We’re back with a curated look at some of the games to check on on Kickstarter right now. Today’s picks include a superheroic roleplaying game, a collector’s edition of a modern classic city-building board game, and a tabletop adaptation of a video game (that Mike Cook tells me is great, but I think we’ve established by now that I am pretty oblivious on the video game front these days).
Sentinel Comics: The Roleplaying Game – Best known from Sentinels of the Multiverse card game, the already quite detailed world of Sentinel Comics is coming to the world of tabletop roleplaying. You can check out our written review of the starter set (or the Kickstarter page) for more details, but one of the distinctive things about Sentinels (from the card game and now in the RPG) is how the environment is like another character in the superheroic confrontations. You aren’t just battling Miss Information, you’re battling Miss Information in the nuclear power plant, and that’s going to matter in a real way. You can pick up the Sentinel Comics RPG PDF for $19 or the hardback for $59 (it’s a full-size 8.5″ x 11″ book that should clock in at over 400 pages). The crowdfunding campaign runs through February 22, 2019, and as of the time of writing the project is fully funded.
Suburbia Collector’s Edition – Bezier Games brags that Suburbia is “widely considered the best city-building boardgame of all time.” That’s the sort of claim that normally draws a raised eyebrow of skepticism from me, but in this case I happen to agree that Suburbia is the best city-building board game there is. In Suburbia, each player controls their own burough of the burgeoning metropolis, trying to attract population in a sustainable way by purchasing and laying tiles that represent housing, restaurants, offices, industry, transportation links, and more. The collector’s edition comes with the two existing expansions (Suburbia Inc. and Suburbia 5★), a new expansion (Nightlife), and various promotional cards. Plus the kind of overproduced components you’d expect from a collector’s edition – molded game trays, a new tile-dispensing tower, bigger tiles, metal coins, wooden markers to mark tiles that interact with more distant tiles, and so on (some of this is Kickstarter exclusive). A distinctive option is to choose which five player colors (out of 20) you want in your copy of the game. That’s not just a color though, as each color is associated with a city, has a city-specific borough board, and an associated tile (note: all of the tiles will be included in all copies of the game, regardless of player colors selected). So if I want my precious red pieces, I would get Washington, D.C. My five-year-old who insists on pink where it’s available would get Las Vegas. Perhaps unsurprisingly, you can ‘upsize’ from the $99 ‘normal’ collector’s edition pledge to the $149 ‘super’ collector’s edition pledge and get all 20. The Suburbia Collector’s Edition campaign runs through February 12, 2019, and is way beyond fully funded.
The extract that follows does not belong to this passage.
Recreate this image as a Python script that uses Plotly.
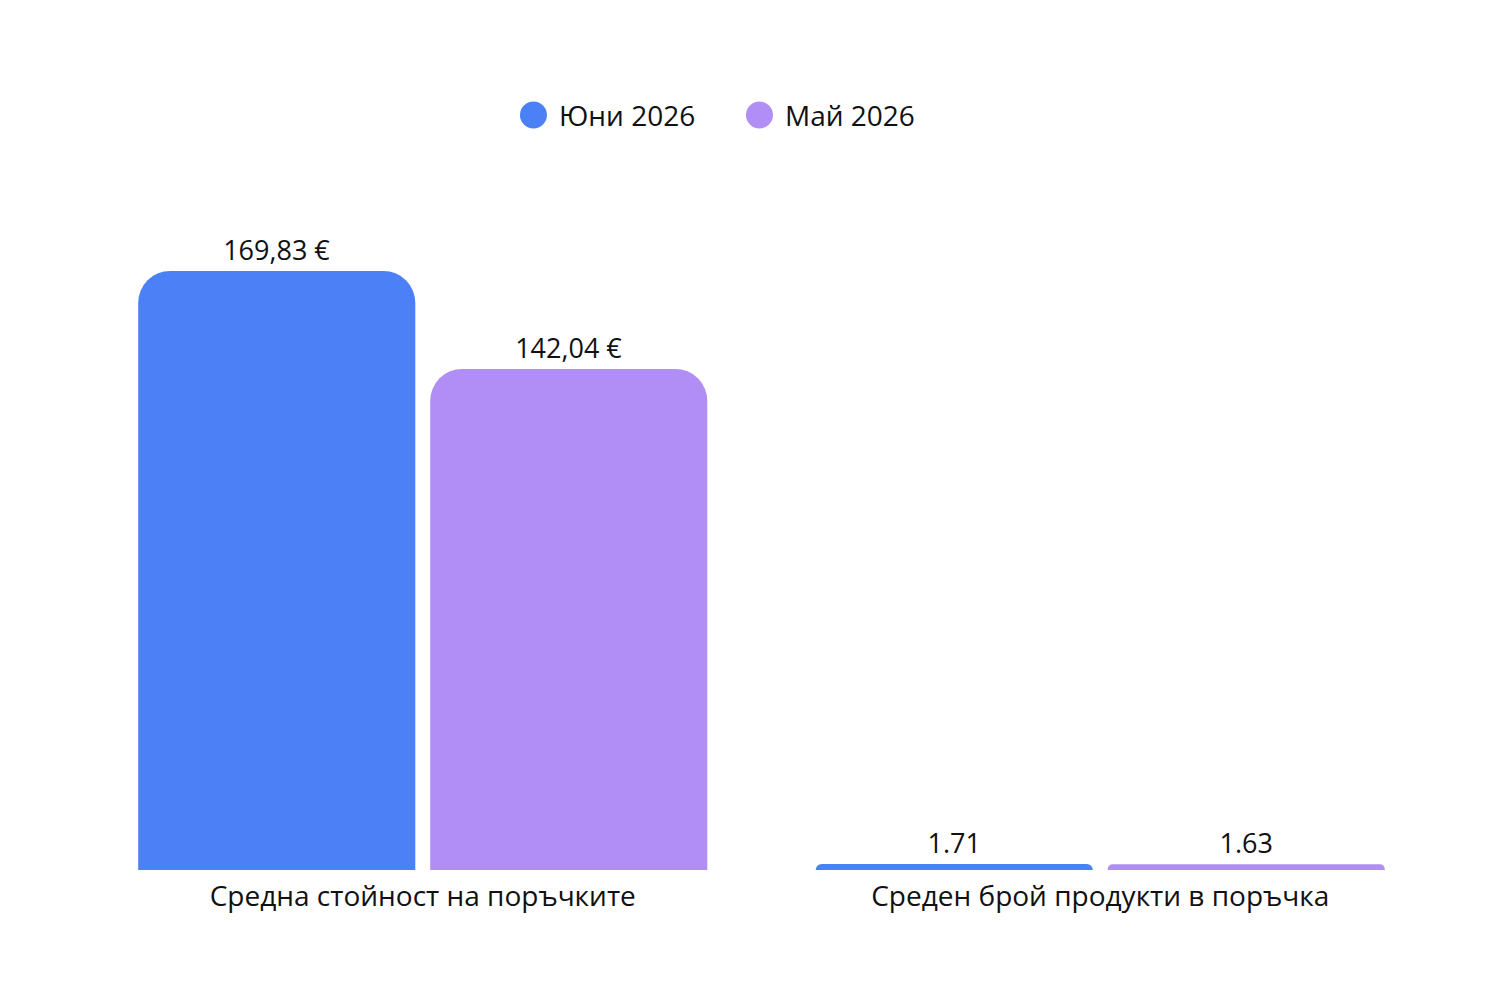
import plotly.graph_objects as go

categories = ["Средна стойност на поръчките", "Среден брой продукти в поръчка"]
series_names = ["Юни 2026", "Май 2026"]
june_values = [169.83, 1.71]
may_values = [142.04, 1.63]
june_labels = ["169,83 €", "1.71"]
may_labels = ["142,04 €", "1.63"]
colors = ["#4c80f7", "#b08ef5"]

FONT = "Open Sans"

fig = go.Figure()
for name, vals, labels, col in zip(series_names, [june_values, may_values],
                                   [june_labels, may_labels], colors):
    fig.add_trace(go.Bar(
        x=categories, y=vals, name=name, text=labels,
        textposition="outside", cliponaxis=False,
        textfont=dict(size=27, color="#111111", family=FONT),
        marker=dict(color=col, line=dict(width=0)),
        showlegend=False,
    ))

# custom legend (large circle markers)
legend_circle_x = [0.3317, 0.4985]
legend_text_x = [0.3491, 0.5159]
legend_y = 1.0486
for name, col, cx, tx in zip(series_names, colors, legend_circle_x, legend_text_x):
    fig.add_shape(type="circle", xref="paper", yref="paper",
                  xsizemode="pixel", ysizemode="pixel",
                  xanchor=cx, yanchor=legend_y,
                  x0=-13.5, x1=13.5, y0=-13.5, y1=13.5,
                  fillcolor=col, line=dict(width=0))
    fig.add_annotation(text=name, xref="paper", yref="paper", x=tx, y=legend_y,
                       xanchor="left", yanchor="middle", showarrow=False,
                       font=dict(size=28, family=FONT, color="#111111"))

fig.update_layout(
    width=1500, height=1000,
    paper_bgcolor="white", plot_bgcolor="white",
    font=dict(family=FONT, size=28, color="#111111"),
    margin=dict(l=76, r=69, t=142, b=138),
    barmode="group", bargap=0.138, bargroupgap=0.051,
    barcornerradius=32,
    showlegend=False,
    xaxis=dict(showgrid=False, showline=False, zeroline=False, ticks="",
               ticklabelstandoff=7,
               tickfont=dict(size=28, family=FONT, color="#111111")),
    yaxis=dict(visible=False, range=[0, 204.1], fixedrange=True),
)
fig.write_html("out.html")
Shadow Tactics: The Board Game – Mike tells me that Shadow Tactics (the PC game) resurrected the action stealth style of real-time strategy games, where the player navigates a handful of highly specialized characters (in this case, ninja) through a map filled with guards – the ninja are very efficient at killing the guards stealthily, but if the guards notice the ninja they will quickly outnumber them and ruin the mission. Now Antler Games is bringing Shadow Tactics to the tabletop, pitting the ninja players against a daimyo. The ninja players use programmed actions, while the daimyo has ways to interrupt by moving or re-orienting guards, which should do a pretty good job of emulating how a half-hour long planning session can go up in smoke because the player didn’t realize that a guard would see the ninja or be out of their reach (note: Strange Assembly does not recommend literally spending half an hour planning your turn in any tabletop game). The guards even have vision cones, which is a main conceit of this style of PC game. The realistic base pledge level is about $86, with an ~$22 add-on to add solo and co-op modes to the usual one-vs-many gameplay. The campaign runs through February 14, 2019, and is currently fully funded – but not by a bunch, so there are still a lot of component upgrade stretch goals you can help achieve.